If this season of change has spurred anything, it is that we must not be complacent. We must not simply hope for the best. I don’t have time in my life to attend community meetings (does anyone else have a baby who goes to sleep at 6pm?) But I do have a broom and garbage bag. I do have a daughter who needs raising and a pen and a piece of paper. Put those things together and what you’ve got is a mother who will not stay quiet when women are denigrated publicly, a woman who believes in the power of a chain reaction, and a writer who strives to simply speak honestly.

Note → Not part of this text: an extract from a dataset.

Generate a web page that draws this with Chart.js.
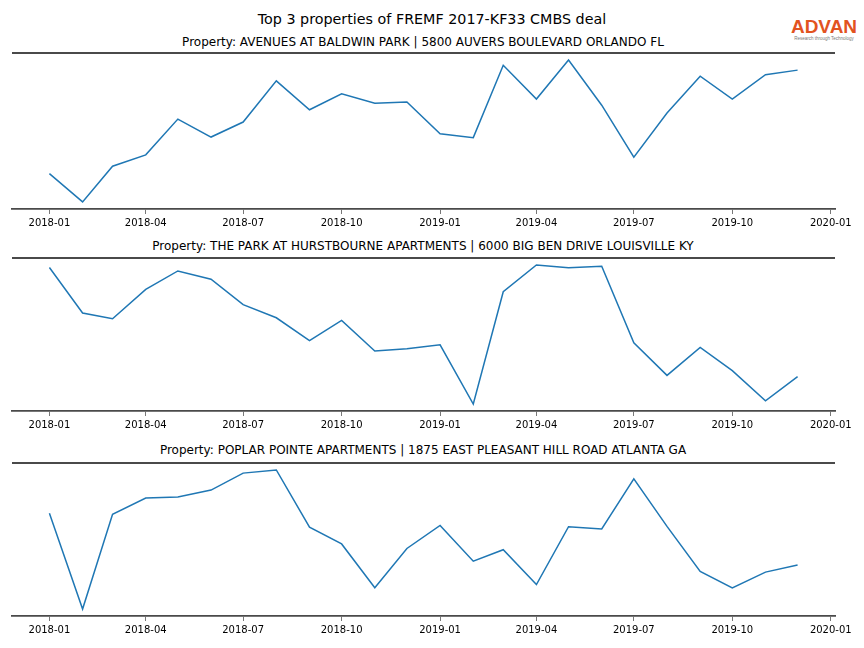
<!DOCTYPE html>
<html>
<head>
<meta charset="utf-8">
<script src="https://cdn.jsdelivr.net/npm/chart.js@4.4.1/dist/chart.umd.min.js"></script>
<style>
  body { margin: 0; background: #fff; font-family: "DejaVu Sans", sans-serif; }
  #page { position: relative; width: 864px; height: 648px; overflow: hidden; }
  .box { position: absolute; left: 0; width: 864px; }
  .txt { position: absolute; white-space: nowrap; transform: translate(-50%, -50%); color: #000; }
  #logo { position: absolute; left: 790px; top: 17px; width: 68px; text-align: center; }
  #logo .name { font-family: "Liberation Sans", sans-serif; font-weight: bold; font-size: 19px; color: #e2531f; line-height: 19px; }
  #logo .tag { font-family: "Liberation Sans", sans-serif; font-size: 4.5px; color: #777; line-height: 6px; }
</style>
</head>
<body>
<div id="page">
  <div class="txt" style="left:432px; top:19px; font-size:14.3px;">Top 3 properties of FREMF 2017-KF33 CMBS deal</div>
  <div id="logo"><div class="name">ADVAN</div><div class="tag">Research through Technology</div></div>

  <div class="txt" style="left:423px; top:42px; font-size:12px;">Property: AVENUES AT BALDWIN PARK | 5800 AUVERS BOULEVARD ORLANDO FL</div>
  <div class="box" style="top:49px; height:186px;"><canvas id="c1"></canvas></div>

  <div class="txt" style="left:423px; top:246px; font-size:12px;">Property: THE PARK AT HURSTBOURNE APARTMENTS | 6000 BIG BEN DRIVE LOUISVILLE KY</div>
  <div class="box" style="top:254px; height:183px;"><canvas id="c2"></canvas></div>

  <div class="txt" style="left:423px; top:450px; font-size:12px;">Property: POPLAR POINTE APARTMENTS | 1875 EAST PLEASANT HILL ROAD ATLANTA GA</div>
  <div class="box" style="top:459px; height:183px;"><canvas id="c3"></canvas></div>
</div>

<script>
// months on the x axis
const months = [
  "2018-01","2018-02","2018-03","2018-04","2018-05","2018-06",
  "2018-07","2018-08","2018-09","2018-10","2018-11","2018-12",
  "2019-01","2019-02","2019-03","2019-04","2019-05","2019-06",
  "2019-07","2019-08","2019-09","2019-10","2019-11","2019-12"
];
const tickLabels = ["2018-01","2018-04","2018-07","2018-10","2019-01","2019-04","2019-07","2019-10","2020-01"];

// relative activity per property (no y scale shown in the picture)
const avenuesBaldwin = [337,47,413,530,897,713,867,1290,993,1157,1060,1073,747,707,1450,1103,1503,1040,507,960,1337,1103,1353,1400];
const parkHurstbourne = [1457,980,920,1227,1420,1333,1067,930,690,903,583,607,647,27,1203,1483,1453,1470,667,327,620,377,60,313];
const poplarPointe = [1037,37,1027,1197,1207,1280,1457,1490,893,717,260,670,910,537,657,293,897,873,1397,900,430,257,423,497];

const SPINE = "#4a4a4a";

function toDay(s) {
  const [y, m] = s.split("-").map(Number);
  return Date.UTC(y, m - 1, 1) / 86400000;
}
function fromDay(d) {
  const dt = new Date(Math.round(d) * 86400000);
  return dt.getUTCFullYear() + "-" + String(dt.getUTCMonth() + 1).padStart(2, "0");
}

const xs = months.map(toDay);
const tickDays = tickLabels.map(toDay);
const xSpan = xs[xs.length - 1] - xs[0];

// top spine, like the matplotlib frame
const topSpine = {
  id: "topSpine",
  afterDraw(chart) {
    const { ctx, chartArea } = chart;
    ctx.save();
    ctx.strokeStyle = SPINE;
    ctx.lineWidth = 1.8;
    ctx.beginPath();
    ctx.moveTo(chartArea.left, chartArea.top);
    ctx.lineTo(chartArea.right, chartArea.top);
    ctx.stroke();
    ctx.restore();
  }
};

function drawPanel(id, values) {
  const ctx = document.getElementById(id).getContext("2d");
  const lo = Math.min(...values), hi = Math.max(...values);
  const pad = (hi - lo) * 0.05;

  new Chart(ctx, {
    type: "line",
    data: {
      datasets: [{
        data: values.map((v, i) => ({ x: xs[i], y: v })),
        borderColor: "#1f77b4",
        borderWidth: 1.5,
        pointRadius: 0,
        tension: 0,
        fill: false
      }]
    },
    options: {
      responsive: true,
      maintainAspectRatio: false,
      animation: false,
      layout: { padding: { top: 4, left: 12, right: 29, bottom: 0 } },
      plugins: { legend: { display: false }, tooltip: { enabled: false } },
      scales: {
        x: {
          type: "linear",
          min: xs[0] - xSpan * 0.05,
          max: xs[xs.length - 1] + xSpan * 0.05,
          afterBuildTicks: axis => { axis.ticks = tickDays.map(v => ({ value: v })); },
          afterFit: axis => { axis.height = 26; },
          border: { display: true, color: SPINE, width: 1.8 },
          grid: { display: true, drawOnChartArea: false, drawTicks: true, tickLength: 5, tickColor: "#555", tickWidth: 0.8 },
          ticks: {
            callback: v => fromDay(v),
            color: "#000",
            font: { family: "DejaVu Sans", size: 10 },
            padding: 3,
            maxRotation: 0,
            autoSkip: false
          }
        },
        y: {
          display: false,
          min: lo - pad,
          max: hi + pad
        }
      }
    },
    plugins: [topSpine]
  });
}

drawPanel("c1", avenuesBaldwin);
drawPanel("c2", parkHurstbourne);
drawPanel("c3", poplarPointe);
</script>
</body>
</html>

But what can we do? Seems to be the reverberating cry from those of us who were quite shocked. Here’s what we do: we live. We don’t apologize, we don’t demand an explanation, and we don’t back down from being ourselves. My beautiful mixed baby will know racism. She will experience being written off because she’s a girl. We cannot protect her from these things. What we can do is show up, on the street, in our neighborhood, in all white places and all black ones. We can love the crap out of her and strive to teach her compassion, authenticity, and confidence.

There is this myth floating around, something about leaping and a net and the salvation that will occur if you simply do what you love. What I have learned, and what the most oppressed among us know, is there is no net. When you leap, it is just as likely that you will fall on your face. Yet, the very brave keep leaping, again and again, facing humiliation, fury, failure. So many brave people have leapt straight into the fire, for us. They have done this in remarkable ways; leading marches, organizing millions, and unremarkable ways; attending school, riding the bus.

Let’s be the net, let’s weave it together, one strand at a time. We do this by leaping ourselves, despite inevitable failures. We do this by living our lives unapologetically and by refusing to turn a blind eye to the pain of others. We scrap together our own net by not giving up. What are you willing to do, even if it meant failing?

I am willing to stand up for my daughter. I am willing to let my voice be heard.